• Raw records:
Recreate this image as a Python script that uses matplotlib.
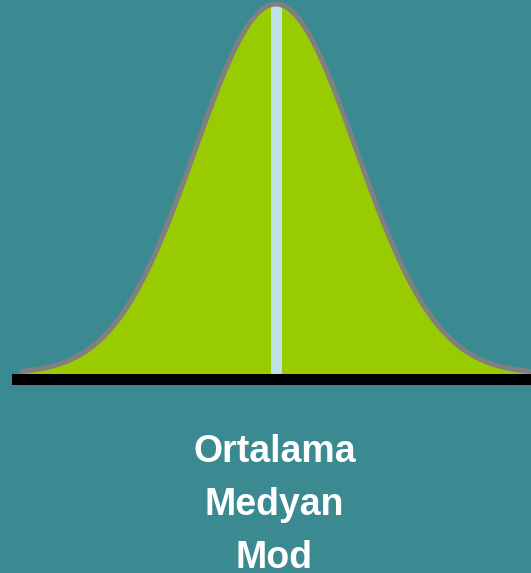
import numpy as np
import matplotlib.pyplot as plt

# normal curve where mean, median and mode coincide
mean = 0.0
std_dev = 1.0
labels = ["Ortalama", "Medyan", "Mod"]

bg_color = "#3B8A91"
fill_color = "#99CC00"
edge_color = "#808080"
center_color = "#BEE1E6"

W, H = 531, 573
fig = plt.figure(figsize=(W / 100, H / 100), dpi=100, facecolor=bg_color)
ax = fig.add_axes([0, 0, 1, 1])
ax.set_facecolor(bg_color)
ax.axis("off")

# pixel layout of the picture
center_px = 275.8
sigma_px = 80.5
base_px = 374       # top of baseline bar, from top
peak_h_px = 370
peak = 1 / (std_dev * np.sqrt(2 * np.pi))
y_per_px = peak / peak_h_px

ax.set_xlim(mean - center_px / sigma_px * std_dev, mean + (W - center_px) / sigma_px * std_dev)
ax.set_ylim(-(H - base_px) * y_per_px, base_px * y_per_px)

# curve starts just right of the bar's left end
x_start = ax.get_xlim()[0] + 20 / sigma_px * std_dev
xs = np.linspace(x_start, ax.get_xlim()[1] + 0.1, 600)
ys = np.exp(-0.5 * ((xs - mean) / std_dev) ** 2) / (std_dev * np.sqrt(2 * np.pi))

ax.fill_between(xs, 0, ys, color=fill_color, linewidth=0, zorder=1)
ax.vlines(mean, 0, peak, color=center_color, linewidth=11 * 0.72, zorder=2)
ax.plot(xs, ys, color=edge_color, linewidth=5 * 0.72, zorder=3,
        solid_capstyle="butt")

# baseline bar
ax.axhspan(-11 * y_per_px, 0, xmin=12 / W, xmax=1, color="black", linewidth=0, zorder=4)

for i, lab in enumerate(labels):
    fig.text(274.5 / W, 1 - (462 + 53 * i) / H, lab, color="white", fontsize=27,
             fontweight="bold", family="Liberation Sans", ha="center", va="baseline")

fig.savefig("out.png", dpi=100, facecolor=bg_color)
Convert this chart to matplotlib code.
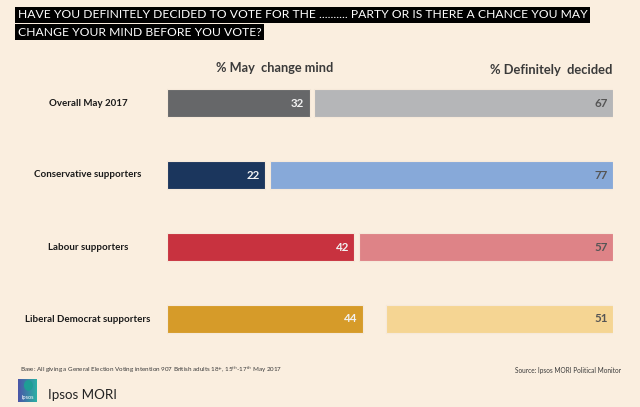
import matplotlib
matplotlib.use("Agg")
import matplotlib.pyplot as plt
import numpy as np
from matplotlib import font_manager

# Data
groups = ["Overall May 2017", "Conservative supporters", "Labour supporters",
          "Liberal Democrat supporters"]
may_change = [32, 22, 42, 44]
definitely = [67, 77, 57, 51]
dark_cols = ["#666769", "#1B365D", "#C8323F", "#D69B29"]
light_cols = ["#B5B6B8", "#87A9D9", "#DE8387", "#F5D593"]

title_lines = ["HAVE YOU DEFINITELY DECIDED TO VOTE FOR THE .......... PARTY OR IS THERE A CHANCE YOU MAY",
               "CHANGE YOUR MIND BEFORE YOU VOTE?"]
base_note = "Base: All giving a General Election Voting intention 907 British adults 18+, 15$^{th}$-17$^{th}$ May 2017"
source_note = "Source: Ipsos MORI Political Monitor"

BG = "#FAEEDF"


def pick(names):
    for n in names:
        try:
            font_manager.findfont(n, fallback_to_default=False)
            return n
        except Exception:
            pass
    return "DejaVu Sans"


body_font = pick(["Lato", "Open Sans", "DejaVu Sans"])
title_font = pick(["Liberation Sans Narrow", "Lato"])
plt.rcParams["font.family"] = [body_font, "DejaVu Sans"]

W, H = 640, 407
fig = plt.figure(figsize=(W / 100, H / 100), dpi=100, facecolor=BG)

# main bar axes: x 0..100 maps to px 167..613, rows every 72 px
ax = fig.add_axes([167 / W, 1 - 355 / H, 446 / W, 288 / H])
ax.set_facecolor(BG)
ax.patch.set_alpha(0)
y = np.arange(len(groups))
bh = 0.40
ax.barh(y, may_change, height=bh, color=dark_cols, edgecolor="#F6E9DA", linewidth=0.8)
right_start = [100 - d for d in definitely]
ax.barh(y, definitely, left=right_start, height=bh, color=light_cols,
        edgecolor="#F6E9DA", linewidth=0.8)
for i in range(len(groups)):
    ax.text(may_change[i] - 1.2, y[i], str(may_change[i]), ha="right", va="center",
            fontsize=8.3, fontweight="bold", color="#F2F2F2")
    ax.text(98.8, y[i], str(definitely[i]), ha="right", va="center",
            fontsize=8.3, fontweight="bold", color="#555555")
ax.set_xlim(0, 100)
ax.set_ylim(len(groups) - 0.5, -0.5)
ax.axis("off")

# category labels
for i, g in enumerate(groups):
    fig.text(88 / W, 1 - (103 + 72 * i) / H, g, ha="center", va="center",
             fontsize=7, fontweight="bold", color="#1A1A1A")

# column headers
fig.text(275 / W, 1 - 68 / H, "% May  change mind", ha="center", va="center",
         fontsize=9.2, fontweight="bold", color="#3A3A3A")
fig.text(612 / W, 1 - 70 / H, "% Definitely  decided", ha="right", va="center",
         fontsize=9.3, fontweight="bold", color="#3A3A3A")

# title with black band behind each line
for k, line in enumerate(title_lines):
    fig.text(18 / W, 1 - (15 + 17 * k) / H, line, ha="left", va="center",
             fontsize=8.7, color="white", family=[title_font, "DejaVu Sans"],
             bbox=dict(facecolor="black", edgecolor="none", pad=1.8))

# footer
fig.text(20 / W, 1 - 370 / H, base_note, ha="left", va="center",
         fontsize=4.5, color="#3A3A3A")
fig.text(621 / W, 1 - 370 / H, source_note, ha="right", va="center",
         fontsize=4.7, color="#3A3A3A")

# logo
lax = fig.add_axes([18 / W, 1 - 402 / H, 19 / W, 23 / H])
grad = np.linspace(0, 1, 50)[None, :]
lax.imshow(grad, aspect="auto", extent=(0, 1, 0, 1),
           cmap=matplotlib.colors.LinearSegmentedColormap.from_list("ip", ["#4B55A8", "#2AB0A4"]))
lax.add_patch(plt.Circle((0.55, 0.72), 0.2, color="#1E9E95"))
lax.text(0.5, 0.2, "Ipsos", ha="center", va="center", fontsize=4, color="white")
lax.set_xlim(0, 1)
lax.set_ylim(0, 1)
lax.axis("off")
fig.text(48 / W, 1 - 395 / H, "Ipsos MORI", ha="left", va="center",
         fontsize=9.6, color="#222222")

fig.savefig("out.png", dpi=100, facecolor=BG)
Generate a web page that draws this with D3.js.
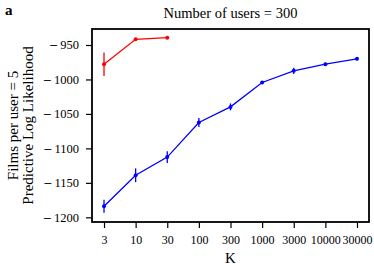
<!DOCTYPE html>
<html><head><meta charset="utf-8">
<script src="https://cdn.jsdelivr.net/npm/d3@7"></script>
<style>body{margin:0;background:#fff}svg{display:block}text{font-family:"Liberation Serif","DejaVu Serif",serif}</style>
</head><body>
<script>
const categories = ["3","10","30","100","300","1000","3000","10000","30000"];
const redValues = [-978, -941.7, -939.4];
const redErrors = [17, 1, 1];
const blueValues = [-1184, -1139, -1112.6, -1062.5, -1039.8, -1004.4, -987.5, -977.8, -970];
const blueErrors = [9.5, 10, 8.5, 6.5, 5, 1.5, 4.5, 2, 2];
const yTicks = [-950, -1000, -1050, -1100, -1150, -1200];
const titleText = "Number of users = 300";
const xLabel = "K";
const yLabel1 = "Films per user = 5";
const yLabel2 = "Predictive Log Likelihood";
const panelLabel = "a";

const W = 374, H = 270;
const m = {left: 92, right: 5, top: 29, bottom: 48};
const svg = d3.select("body").append("svg").attr("width", W).attr("height", H);
const x = d3.scalePoint().domain(categories).range([m.left, W - m.right]).padding(0.38);
const y = d3.scaleLinear().domain([-1206.8, -926.8]).range([H - m.bottom, m.top]);

const gx = svg.append("g").attr("transform", `translate(0,${H - m.bottom})`)
  .call(d3.axisBottom(x).tickSize(6).tickPadding(7));
gx.select(".domain").remove();
gx.selectAll(".tick line").attr("stroke", "#000").attr("stroke-width", 1.2);
gx.selectAll(".tick text").attr("font-size", 12).attr("font-family", "Liberation Serif").attr("fill", "#000");

const gy = svg.append("g").attr("transform", `translate(${m.left},0)`)
  .call(d3.axisLeft(y).tickValues(yTicks).tickFormat(d => (d < 0 ? "\u2212" : "") + Math.abs(d)).tickSize(6).tickPadding(7));
gy.select(".domain").remove();
gy.selectAll(".tick line").attr("stroke", "#000").attr("stroke-width", 1.2);
gy.selectAll(".tick text").attr("font-size", 12.5).attr("font-family", "Liberation Serif").attr("fill", "#000");
gy.selectAll(".tick text").each(function(d) {
  const t = d3.select(this);
  const s = t.text();
  t.text(null);
  if (d < 0) {
    t.append("tspan").attr("font-family", "DejaVu Serif").attr("font-size", 11).text(s.charAt(0));
    t.append("tspan").attr("dx", 2).text(s.slice(1));
  } else t.text(s);
});

svg.append("rect").attr("x", m.left).attr("y", m.top)
  .attr("width", W - m.right - m.left).attr("height", H - m.bottom - m.top)
  .attr("fill", "none").attr("stroke", "#000").attr("stroke-width", 1.8);

function series(vals, errs, color) {
  const pts = vals.map((v, i) => ({k: categories[i], v, e: errs[i]}));
  svg.append("path").datum(pts)
    .attr("fill", "none").attr("stroke", color).attr("stroke-width", 1.3)
    .attr("d", d3.line().x(d => x(d.k)).y(d => y(d.v)));
  svg.append("g").selectAll("line").data(pts).join("line")
    .attr("x1", d => x(d.k)).attr("x2", d => x(d.k))
    .attr("y1", d => y(d.v - d.e)).attr("y2", d => y(d.v + d.e))
    .attr("stroke", color).attr("stroke-width", 1.3);
  svg.append("g").selectAll("circle").data(pts).join("circle")
    .attr("cx", d => x(d.k)).attr("cy", d => y(d.v)).attr("r", 2).attr("fill", color);
}
series(redValues, redErrors, "#ff0000");
series(blueValues, blueErrors, "#0000ff");

svg.append("text").attr("x", (m.left + W - m.right) / 2).attr("y", 18)
  .attr("text-anchor", "middle").attr("font-size", 14.5).text(titleText);
svg.append("text").attr("x", (m.left + W - m.right) / 2).attr("y", 263)
  .attr("text-anchor", "middle").attr("font-size", 15).text(xLabel);
const cy = (m.top + H - m.bottom) / 2;
svg.append("text").attr("transform", `translate(18,${cy}) rotate(-90)`)
  .attr("text-anchor", "middle").attr("font-size", 15).text(yLabel1);
svg.append("text").attr("transform", `translate(33,${cy}) rotate(-90)`)
  .attr("text-anchor", "middle").attr("font-size", 15).text(yLabel2);
svg.append("text").attr("x", 5).attr("y", 15).attr("font-size", 15)
  .attr("font-weight", "bold").text(panelLabel);
</script>
</body></html>
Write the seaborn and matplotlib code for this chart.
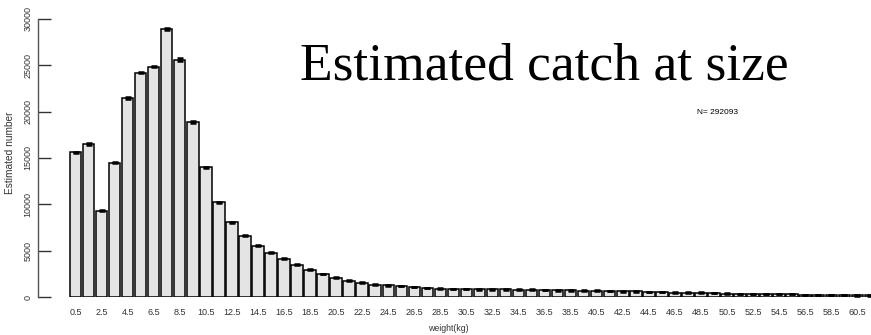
import numpy as np
import pandas as pd
import matplotlib
from matplotlib import pyplot as plt
import seaborn as sns

# bin midpoints (kg) and estimated numbers
weights = [0.5 + i for i in range(62)]
counts = [15600, 16500, 9300, 14500, 21450, 24200, 24850, 28900, 25600, 18900,
          14000, 10200, 8050, 6620, 5550, 4800, 4150, 3500, 2950, 2480,
          2080, 1760, 1540, 1330, 1270, 1190, 1090, 980, 900, 880,
          880, 830, 830, 820, 800, 800, 760, 730, 720, 700,
          700, 650, 600, 600, 560, 530, 480, 470, 460, 420,
          360, 350, 350, 320, 310, 290, 220, 210, 210, 200,
          180, 170]
se = [80, 70, 70, 70, 80, 80, 80, 80, 180, 80,
      80, 80, 70, 60, 60, 50, 50, 50, 50, 50,
      40, 40, 40, 40, 40, 40, 30, 30, 30, 30,
      30, 30, 30, 30, 30, 30, 30, 30, 30, 30,
      30, 30, 30, 30, 30, 30, 30, 30, 30, 30,
      20, 20, 20, 20, 20, 20, 20, 20, 20, 20,
      20, 20]
n_total = 292093

df = pd.DataFrame({'weight': [f'{w:.1f}' for w in weights], 'n': counts})

matplotlib.rcParams['font.family'] = 'Liberation Sans'

fig = plt.figure(figsize=(8.71, 3.35), dpi=100)
W, H = 871, 335
ax = fig.add_axes([38 / W, 1 - 297 / H, (W - 38) / W, (297 - 19) / H])

sns.barplot(data=df, x='weight', y='n', color='#e4e4e4', saturation=1,
            edgecolor='black', linewidth=1.1, width=0.88, errorbar=None, ax=ax)
ax.errorbar(np.arange(len(counts)), counts, yerr=se, fmt='none', ecolor='black',
            elinewidth=1.2, capsize=2.2, capthick=1.8)

ax.set_ylim(0, 30000)
ax.set_xlim(-2.88, 61.05)
ax.set_yticks([0, 5000, 10000, 15000, 20000, 25000, 30000])
ax.set_yticklabels(['0', '5000', '10000', '15000', '20000', '25000', '30000'],
                   rotation=90, va='center', fontsize=6.5)
ax.set_xticks(np.arange(0, 62, 2))
ax.set_xticklabels([f'{w:.1f}' for w in weights[::2]], fontsize=6.5)
ax.tick_params(axis='y', direction='in', length=9, width=1, pad=4, colors='#333333')
ax.tick_params(axis='x', length=0, pad=8, colors='#333333')

for s in ['top', 'right', 'bottom']:
    ax.spines[s].set_visible(False)
ax.spines['left'].set_linewidth(1)
ax.spines['left'].set_color('#555555')

ax.set_xlabel('weight(kg)', fontsize=6.3, color='#333333')
ax.xaxis.set_label_coords((448 - 38) / (W - 38), -(324 - 297) / (297 - 19))
ax.set_ylabel('Estimated number', fontsize=7.3, color='#333333')
ax.yaxis.set_label_coords(-(38 - 15) / (W - 38), 0.52)

fig.text(300 / W, 1 - 80 / H, 'Estimated catch at size', family='Liberation Serif',
         fontsize=38.5, va='baseline', ha='left')
fig.text(697 / W, 1 - 113 / H, f'N= {n_total}', fontsize=6, va='center', ha='left')

plt.savefig('out.png', dpi=100)
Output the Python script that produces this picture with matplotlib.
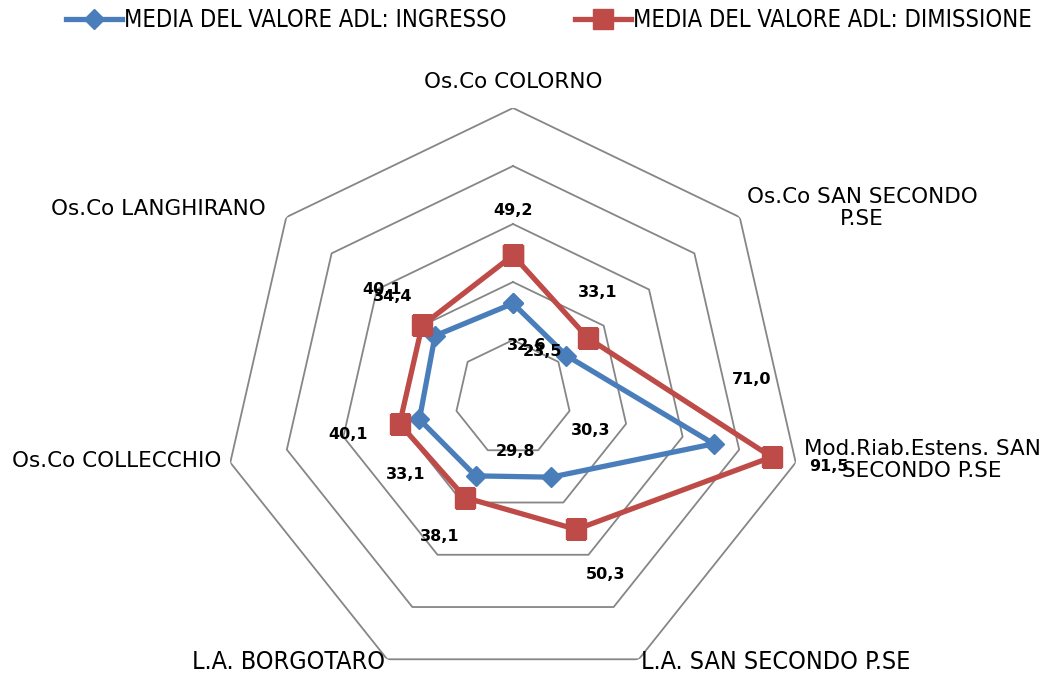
import numpy as np
import matplotlib
matplotlib.use("Agg")
import matplotlib.pyplot as plt

categories = ["Os.Co COLORNO", "Os.Co SAN SECONDO\nP.SE", "Mod.Riab.Estens. SAN\nSECONDO P.SE",
              "L.A. SAN SECONDO P.SE", "L.A. BORGOTARO", "Os.Co COLLECCHIO", "Os.Co LANGHIRANO"]
ingresso = [32.6, 23.5, 71.0, 30.3, 29.8, 33.1, 34.4]
dimissione = [49.2, 33.1, 91.5, 50.3, 38.1, 40.1, 40.1]
series_names = ["MEDIA DEL VALORE ADL: INGRESSO", "MEDIA DEL VALORE ADL: DIMISSIONE"]
rings = [20, 40, 60, 80, 100]

W, H = 1047, 677
fig = plt.figure(figsize=(W / 100, H / 100), dpi=100)
cx, cy, R = 513, 398, 290
ax = fig.add_axes([(cx - R) / W, (H - cy - R) / H, 2 * R / W, 2 * R / H], projection="polar")
ax.set_theta_zero_location("N")
ax.set_theta_direction(-1)
ax.set_ylim(0, 100)
ax.grid(False)
ax.spines["polar"].set_visible(False)
ax.set_xticks([])
ax.set_yticks([])
ax.patch.set_alpha(0)

n = len(categories)
theta = np.arange(n) * 2 * np.pi / n
theta_c = np.append(theta, theta[0])

for r in rings:
    ax.plot(theta_c, [r] * (n + 1), color="#868686", lw=1.3, zorder=1)

blue = "#4A7EBB"
red = "#BE4B48"
l1, = ax.plot(theta_c, ingresso + ingresso[:1], color=blue, lw=3.8, marker="D", ms=10,
              markeredgecolor=blue, zorder=3, label=series_names[0])
l2, = ax.plot(theta_c, dimissione + dimissione[:1], color=red, lw=3.8, marker="s", ms=14,
              markeredgecolor=red, zorder=4, label=series_names[1])

off_blue = [(14, -42), (-24, 4), (38, 64), (39, 47), (40, 24), (-14, -55), (-42, 39)]
off_red = [(0, 45), (10, 46), (57, -9), (29, -45), (-25, -39), (-52, -11), (-40, 36)]
for vals, offs in ((ingresso, off_blue), (dimissione, off_red)):
    for t, v, o in zip(theta, vals, offs):
        ax.annotate(f"{v:.1f}".replace(".", ","), (t, v), xytext=o, textcoords="offset pixels",
                    ha="center", va="center", fontsize=11.5, fontweight="bold", color="black",
                    family="DejaVu Sans", zorder=6)

label_pos = [(513, 82), (862, 208), (922, 460), (776, 662), (288, 662), (117, 461), (158, 209)]
for i, (lab, (x, y)) in enumerate(zip(categories, label_pos)):
    cond = i in (3, 4)
    fig.text(x / W, 1 - y / H, lab, ha="center", va="center",
             fontsize=18 if cond else 15.5,
             family="DejaVu Sans", stretch="condensed" if cond else "normal",
             linespacing=1.15, color="black")

leg = fig.legend(handles=[l1, l2], loc="center", bbox_to_anchor=(549 / W, 1 - 20 / H), ncol=2,
                 frameon=False, handlelength=2.35, handletextpad=0.1, columnspacing=2.9,
                 borderpad=0, borderaxespad=0,
                 prop={"family": "DejaVu Sans", "size": 17, "stretch": "condensed"})

fig.savefig("out.png", dpi=100)
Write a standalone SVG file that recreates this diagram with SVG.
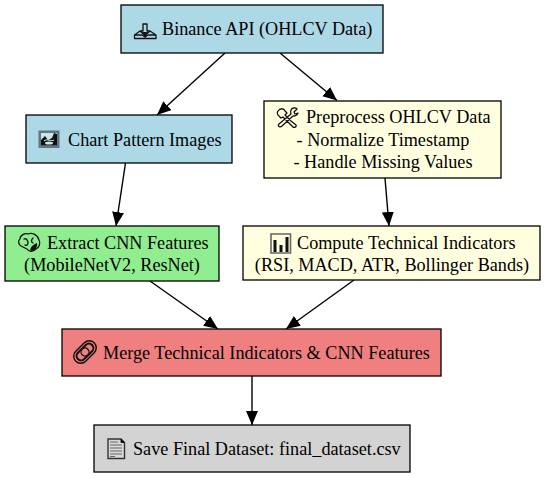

• Problem description: Pick every line with "chart" in it and copy it.

• Solution to this task:
Convert this chart to matplotlib code.
Write the seaborn and matplotlib code for this chart.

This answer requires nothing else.